The only metric that matters
DAU, MAU, retention curves, bounce rate, session duration. The industry tracks dozens of metrics. For a reading product, one of them actually predicts the future.
If you open the analytics dashboard of any consumer product, you'll see a wall of metrics. Daily active users. Monthly active users. Session length. Pages per session. Bounce rate. Time on site. Return visit rate. Funnel conversion. Stickiness (DAU/MAU ratio). Net Promoter Score. Cohort retention curves. L1 to L28 retention. It's legible, it's measurable, and most of it is noise.
For a reading product, one metric actually predicts the future: week-2 retention. Did the people who visited on day zero come back at least once in the week after their first visit plus 7 days? Everything else is a leading indicator, a proxy, or a vanity number. Week-2 retention is the ground truth of whether your product is worth coming back to.
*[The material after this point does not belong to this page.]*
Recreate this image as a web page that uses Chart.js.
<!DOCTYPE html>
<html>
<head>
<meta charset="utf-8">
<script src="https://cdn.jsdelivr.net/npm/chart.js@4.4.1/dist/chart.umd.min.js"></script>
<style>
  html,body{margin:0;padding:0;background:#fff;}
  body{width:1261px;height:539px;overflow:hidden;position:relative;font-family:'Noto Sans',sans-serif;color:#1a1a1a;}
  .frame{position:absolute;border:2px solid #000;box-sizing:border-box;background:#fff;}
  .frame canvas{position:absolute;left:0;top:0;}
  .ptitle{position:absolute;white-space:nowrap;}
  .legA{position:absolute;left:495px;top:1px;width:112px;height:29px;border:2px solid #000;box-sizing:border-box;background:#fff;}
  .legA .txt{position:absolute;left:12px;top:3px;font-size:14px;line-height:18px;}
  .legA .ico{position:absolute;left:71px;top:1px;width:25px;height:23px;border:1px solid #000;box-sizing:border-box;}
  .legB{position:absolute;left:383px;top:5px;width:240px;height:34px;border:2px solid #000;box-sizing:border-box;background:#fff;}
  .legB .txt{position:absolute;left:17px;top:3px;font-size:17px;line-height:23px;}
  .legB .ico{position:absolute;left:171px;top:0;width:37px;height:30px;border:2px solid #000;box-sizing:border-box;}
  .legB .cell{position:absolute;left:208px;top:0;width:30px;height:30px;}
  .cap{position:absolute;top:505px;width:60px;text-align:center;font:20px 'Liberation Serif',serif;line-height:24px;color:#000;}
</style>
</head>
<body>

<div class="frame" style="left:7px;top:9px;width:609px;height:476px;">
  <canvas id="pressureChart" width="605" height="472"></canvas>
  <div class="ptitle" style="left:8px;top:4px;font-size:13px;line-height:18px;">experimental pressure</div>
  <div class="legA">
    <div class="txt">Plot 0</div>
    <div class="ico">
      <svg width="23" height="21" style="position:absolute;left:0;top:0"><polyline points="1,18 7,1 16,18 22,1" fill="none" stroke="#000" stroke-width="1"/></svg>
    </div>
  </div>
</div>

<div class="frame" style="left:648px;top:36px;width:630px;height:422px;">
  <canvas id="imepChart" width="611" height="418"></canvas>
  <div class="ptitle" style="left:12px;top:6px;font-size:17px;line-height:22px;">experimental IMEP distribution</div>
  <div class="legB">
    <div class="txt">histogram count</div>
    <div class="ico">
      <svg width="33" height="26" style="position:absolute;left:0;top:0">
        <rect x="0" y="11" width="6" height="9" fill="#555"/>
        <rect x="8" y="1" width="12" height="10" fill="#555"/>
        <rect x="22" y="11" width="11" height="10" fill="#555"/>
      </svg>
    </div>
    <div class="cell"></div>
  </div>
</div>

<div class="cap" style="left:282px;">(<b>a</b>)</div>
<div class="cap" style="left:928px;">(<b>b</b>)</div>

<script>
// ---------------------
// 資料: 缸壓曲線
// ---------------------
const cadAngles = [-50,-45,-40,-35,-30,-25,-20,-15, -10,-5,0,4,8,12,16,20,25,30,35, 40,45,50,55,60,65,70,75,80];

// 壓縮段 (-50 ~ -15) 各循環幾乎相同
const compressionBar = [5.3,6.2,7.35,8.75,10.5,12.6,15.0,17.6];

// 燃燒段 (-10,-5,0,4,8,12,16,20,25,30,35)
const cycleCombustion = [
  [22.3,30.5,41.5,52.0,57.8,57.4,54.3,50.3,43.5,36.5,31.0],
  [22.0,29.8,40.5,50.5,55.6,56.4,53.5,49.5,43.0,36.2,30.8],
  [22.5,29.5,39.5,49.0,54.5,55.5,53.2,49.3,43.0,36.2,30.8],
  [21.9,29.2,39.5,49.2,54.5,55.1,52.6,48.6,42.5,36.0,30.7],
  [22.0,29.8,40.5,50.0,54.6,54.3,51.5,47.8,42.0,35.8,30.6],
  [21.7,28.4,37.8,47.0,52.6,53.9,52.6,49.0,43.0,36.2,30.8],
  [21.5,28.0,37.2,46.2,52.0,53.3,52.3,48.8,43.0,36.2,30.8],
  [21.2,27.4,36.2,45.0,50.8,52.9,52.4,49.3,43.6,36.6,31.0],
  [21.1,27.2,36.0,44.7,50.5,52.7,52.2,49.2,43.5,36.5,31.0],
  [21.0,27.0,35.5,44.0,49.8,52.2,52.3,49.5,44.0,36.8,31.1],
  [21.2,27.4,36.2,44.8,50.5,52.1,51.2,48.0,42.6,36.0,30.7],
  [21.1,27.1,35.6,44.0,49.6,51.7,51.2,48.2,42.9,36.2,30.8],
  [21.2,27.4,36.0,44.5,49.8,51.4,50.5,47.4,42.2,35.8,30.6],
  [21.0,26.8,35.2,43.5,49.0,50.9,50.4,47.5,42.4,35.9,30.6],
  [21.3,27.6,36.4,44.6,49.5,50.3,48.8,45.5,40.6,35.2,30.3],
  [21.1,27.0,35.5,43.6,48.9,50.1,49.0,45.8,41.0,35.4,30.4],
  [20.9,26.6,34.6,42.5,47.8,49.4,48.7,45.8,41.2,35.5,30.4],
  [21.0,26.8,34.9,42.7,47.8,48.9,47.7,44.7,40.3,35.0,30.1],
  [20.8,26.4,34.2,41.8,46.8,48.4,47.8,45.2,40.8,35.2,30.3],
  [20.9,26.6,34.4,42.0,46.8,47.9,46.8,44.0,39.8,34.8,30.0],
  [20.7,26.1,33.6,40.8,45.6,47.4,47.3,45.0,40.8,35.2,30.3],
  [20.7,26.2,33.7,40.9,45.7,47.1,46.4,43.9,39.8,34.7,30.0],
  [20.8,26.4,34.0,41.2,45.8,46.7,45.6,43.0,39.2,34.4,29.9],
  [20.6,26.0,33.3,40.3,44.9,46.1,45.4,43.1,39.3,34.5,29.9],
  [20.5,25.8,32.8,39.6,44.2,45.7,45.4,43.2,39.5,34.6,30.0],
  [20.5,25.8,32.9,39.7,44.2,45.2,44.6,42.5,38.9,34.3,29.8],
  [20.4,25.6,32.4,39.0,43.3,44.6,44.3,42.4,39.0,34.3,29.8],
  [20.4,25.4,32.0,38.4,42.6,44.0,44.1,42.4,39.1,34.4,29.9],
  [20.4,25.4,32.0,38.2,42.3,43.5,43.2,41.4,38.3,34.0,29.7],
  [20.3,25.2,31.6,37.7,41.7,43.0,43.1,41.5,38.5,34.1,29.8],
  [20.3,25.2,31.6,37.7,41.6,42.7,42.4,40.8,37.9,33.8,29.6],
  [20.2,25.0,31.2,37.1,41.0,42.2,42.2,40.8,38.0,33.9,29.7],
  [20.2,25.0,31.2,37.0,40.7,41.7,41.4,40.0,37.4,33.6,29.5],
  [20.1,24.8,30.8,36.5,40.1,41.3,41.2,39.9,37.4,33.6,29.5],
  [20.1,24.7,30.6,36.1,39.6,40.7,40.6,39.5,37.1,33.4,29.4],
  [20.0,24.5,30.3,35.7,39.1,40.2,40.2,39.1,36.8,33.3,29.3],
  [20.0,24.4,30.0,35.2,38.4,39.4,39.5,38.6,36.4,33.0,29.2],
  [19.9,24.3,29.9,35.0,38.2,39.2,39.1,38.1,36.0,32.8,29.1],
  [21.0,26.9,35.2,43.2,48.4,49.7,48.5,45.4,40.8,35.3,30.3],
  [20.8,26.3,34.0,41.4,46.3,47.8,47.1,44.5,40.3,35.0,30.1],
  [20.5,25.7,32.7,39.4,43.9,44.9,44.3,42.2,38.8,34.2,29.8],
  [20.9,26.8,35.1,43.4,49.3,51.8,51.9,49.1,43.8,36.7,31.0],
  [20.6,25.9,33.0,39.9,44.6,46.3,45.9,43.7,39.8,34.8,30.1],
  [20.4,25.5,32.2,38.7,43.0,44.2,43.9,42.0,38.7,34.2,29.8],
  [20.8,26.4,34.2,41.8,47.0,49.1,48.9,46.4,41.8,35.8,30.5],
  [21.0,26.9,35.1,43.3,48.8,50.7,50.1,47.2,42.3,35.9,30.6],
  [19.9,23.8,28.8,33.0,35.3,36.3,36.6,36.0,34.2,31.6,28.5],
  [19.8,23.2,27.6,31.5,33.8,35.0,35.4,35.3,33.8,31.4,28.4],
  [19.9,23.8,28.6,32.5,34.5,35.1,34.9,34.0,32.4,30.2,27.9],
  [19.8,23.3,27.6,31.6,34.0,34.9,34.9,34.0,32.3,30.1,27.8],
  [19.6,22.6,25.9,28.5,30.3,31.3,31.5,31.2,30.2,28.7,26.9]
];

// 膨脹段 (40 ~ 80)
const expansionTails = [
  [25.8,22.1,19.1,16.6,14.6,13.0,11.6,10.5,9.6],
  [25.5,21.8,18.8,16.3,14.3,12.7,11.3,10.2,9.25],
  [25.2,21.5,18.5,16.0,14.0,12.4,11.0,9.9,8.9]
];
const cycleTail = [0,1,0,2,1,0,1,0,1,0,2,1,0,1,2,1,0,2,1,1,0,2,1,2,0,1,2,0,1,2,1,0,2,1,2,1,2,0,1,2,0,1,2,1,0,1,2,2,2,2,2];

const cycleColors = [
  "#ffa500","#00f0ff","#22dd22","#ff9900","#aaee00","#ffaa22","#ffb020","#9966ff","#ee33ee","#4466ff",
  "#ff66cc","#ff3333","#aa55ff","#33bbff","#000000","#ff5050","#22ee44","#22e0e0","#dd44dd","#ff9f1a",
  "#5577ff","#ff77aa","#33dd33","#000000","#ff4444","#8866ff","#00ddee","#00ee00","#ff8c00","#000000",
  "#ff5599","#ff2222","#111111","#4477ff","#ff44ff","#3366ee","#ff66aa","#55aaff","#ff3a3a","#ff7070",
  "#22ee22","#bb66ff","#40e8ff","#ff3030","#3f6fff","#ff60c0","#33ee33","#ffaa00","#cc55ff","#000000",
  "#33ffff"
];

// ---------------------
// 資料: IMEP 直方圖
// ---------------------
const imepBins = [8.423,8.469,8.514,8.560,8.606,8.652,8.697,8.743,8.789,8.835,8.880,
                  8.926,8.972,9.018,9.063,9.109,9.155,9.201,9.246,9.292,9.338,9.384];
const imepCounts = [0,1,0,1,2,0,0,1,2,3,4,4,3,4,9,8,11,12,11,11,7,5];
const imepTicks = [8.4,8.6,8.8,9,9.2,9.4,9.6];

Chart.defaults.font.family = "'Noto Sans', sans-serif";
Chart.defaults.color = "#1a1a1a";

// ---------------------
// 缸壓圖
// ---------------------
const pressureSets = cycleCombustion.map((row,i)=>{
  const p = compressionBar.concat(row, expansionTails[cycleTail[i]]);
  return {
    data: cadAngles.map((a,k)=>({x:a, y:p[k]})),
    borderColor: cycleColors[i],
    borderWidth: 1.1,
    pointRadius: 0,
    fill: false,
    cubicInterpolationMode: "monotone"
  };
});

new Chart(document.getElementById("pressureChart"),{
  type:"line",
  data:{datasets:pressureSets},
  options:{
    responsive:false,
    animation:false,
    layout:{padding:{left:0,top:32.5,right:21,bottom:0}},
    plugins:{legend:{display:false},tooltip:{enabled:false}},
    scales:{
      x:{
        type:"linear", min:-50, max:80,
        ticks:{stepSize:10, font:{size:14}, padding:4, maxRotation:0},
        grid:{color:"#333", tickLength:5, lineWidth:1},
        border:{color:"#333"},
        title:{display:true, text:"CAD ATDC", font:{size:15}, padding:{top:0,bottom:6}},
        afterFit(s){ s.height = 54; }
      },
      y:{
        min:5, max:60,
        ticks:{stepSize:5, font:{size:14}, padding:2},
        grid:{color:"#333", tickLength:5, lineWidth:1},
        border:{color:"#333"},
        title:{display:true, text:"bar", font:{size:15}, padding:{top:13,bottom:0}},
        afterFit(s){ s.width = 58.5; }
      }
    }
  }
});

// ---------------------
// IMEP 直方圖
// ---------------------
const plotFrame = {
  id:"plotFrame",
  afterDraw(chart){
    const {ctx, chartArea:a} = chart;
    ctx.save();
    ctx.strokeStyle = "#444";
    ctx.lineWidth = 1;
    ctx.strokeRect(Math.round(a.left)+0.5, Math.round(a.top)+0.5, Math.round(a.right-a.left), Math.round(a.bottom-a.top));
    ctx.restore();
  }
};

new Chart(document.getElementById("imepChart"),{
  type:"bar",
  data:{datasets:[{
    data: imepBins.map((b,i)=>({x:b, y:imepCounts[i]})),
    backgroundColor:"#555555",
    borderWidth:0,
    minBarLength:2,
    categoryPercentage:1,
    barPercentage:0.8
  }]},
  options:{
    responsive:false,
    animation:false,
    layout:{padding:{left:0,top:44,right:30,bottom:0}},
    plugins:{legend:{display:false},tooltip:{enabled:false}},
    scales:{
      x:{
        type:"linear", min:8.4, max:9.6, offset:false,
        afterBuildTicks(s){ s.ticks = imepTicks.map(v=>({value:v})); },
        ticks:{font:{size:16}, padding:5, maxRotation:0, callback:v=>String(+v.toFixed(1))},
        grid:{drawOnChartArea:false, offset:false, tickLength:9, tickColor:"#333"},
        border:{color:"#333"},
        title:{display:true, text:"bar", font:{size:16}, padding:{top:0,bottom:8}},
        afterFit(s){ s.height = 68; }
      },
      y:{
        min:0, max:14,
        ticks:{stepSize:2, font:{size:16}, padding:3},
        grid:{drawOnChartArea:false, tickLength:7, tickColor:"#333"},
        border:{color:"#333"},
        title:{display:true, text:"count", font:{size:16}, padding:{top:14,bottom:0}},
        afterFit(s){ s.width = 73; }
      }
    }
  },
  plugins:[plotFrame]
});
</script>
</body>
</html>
The reason is that reading is episodic. Users show up when they want something interesting. Day-1 retention is a measure of curiosity about your product. Day-7 retention is a measure of whether they remembered you exist. Day-14 retention is a measure of whether your product is good enough that they formed a habit. Curiosity and memory are cheap to create — a good landing page creates curiosity, a push notification creates memory. Habit is expensive. Habit is what separates products that compound from products that churn.
txtfeed tracks week-2 retention as the single most important number and treats almost everything else as supporting metrics. Visits this week? Useful, but not predictive. Pro conversions? Important for revenue, but not for growth. Average session length? A vanity number — longer sessions aren't always better (they might mean the user can't find what they wanted).
The discipline of picking one metric is harder than it looks. Every dashboard tempts you to optimize for the metric that's currently going up, because going-up metrics feel like progress. The trick is to know which metric is load-bearing — the one where a small move actually changes the product's trajectory — and ignore the rest most of the time.
For a reading product, the load-bearing metric is week-2 retention. Pick yours, stare at it, ignore almost everything else.